Fine Gael & Labour excuse tearing up of election promises


As the first step to sorting out some sort of coalition deal Fine Gael & Labour in a co-ordinated move last night announced that they had discovered the financial situation was worse than expected.  This follows only days after the election and the subsequent vote by all but two of Labour's central council to enter into coalition talks with Fine Gael.  Clearly the scene is being set for not only Labour but also Fine Gael to abandon the promises they were elected for, only days after the supposed exercise in 'democracy' of Election 2011 and before a government has even been formed.  So much for Enda Kenny's proclamation of  "a democratic revolution at the ballot box", instead it's the usual Dail as parliament is meant to work, free from the interference of the masses. 

The announcements came from the two parties' Finance spokespeople, Joan Burton for Labour and Michael Noonan for Fine Gael just after 9pm last night.  These two parties control 116 of the 166 Dail seats between them and the announcements followed two days of secret briefings from The National Treasury Management Agency, the Central Bank governor and senior officials from the Department of Finance.  The Irish Times reported this announcement is the usual coded manner of the parties had said the briefings had "painted a very serious picture, and included information which neither party was aware until now."

During the election Labour & Fine Gael differed on how fast to attack the living standards of workers in Ireland to pay off the ECB debt arising from the speculation of the super rich in Ireland and their counterparts in Europe. The parties are required to follow the instructions of the ECB/IMF over the next four years, with new sets of instructions being issued every three months as the IMF monitor progress. Labour & Fine Gael also differed during the election in quite how many public sector workers should lose their jobs in order to pay for the failed gamble of these bankers and property speculators.  

This announcement is no doubt designed to help explain why the attacks have to be escalated beyond the level talked about during the election.  The major advantage to the richest 1% who run Irish society will be that with Labour in government, opposition to these attacks will be further undermined by the fact that so many union leaders and community organisers are tied to the Labour Party.  Presumably for this reason the UNITE union has called on Labour not to enter coalition, UNITE has been one of the more militant unions in arguing for the need for action rather than talk to halt the attacks on workers in Ireland.  Perhaps not surprizingly the same union leaders that headed up pushing inaction and waffle have argued that the unions shouldn't comment on coalition while quietly including rhetoric that supports coalition, if sometimes in a somewhat incomprehensible manner.  Jack O'Connor of SIPTU for instance commented that "I am sure that in the negotiations they will try to reach agreement on aspects of the manufactories that are broadly reconcilable."

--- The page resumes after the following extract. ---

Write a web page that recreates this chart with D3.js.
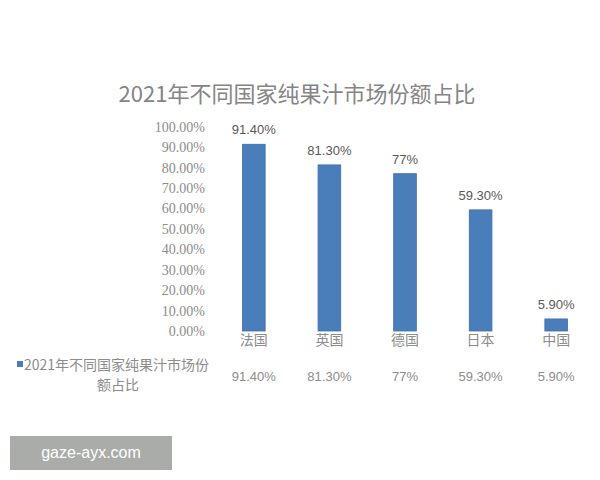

All of which is a reminder that the election has changed very little except the names of the ministers implementing the cuts.  Labour in government may at least have the advantage that it will be much more obvious to many union members that the union leadership need to be organised against, in most cases, rather that waited on to set the lead.  There is no significant left in the Irish Labour Party but that small faction that does exist is now going to have to decide whether to remain as members of a party that will be implementing the most savage cuts at the behest of the ECB that have ever been seen in this country, or to move outside of that party in organising resistance.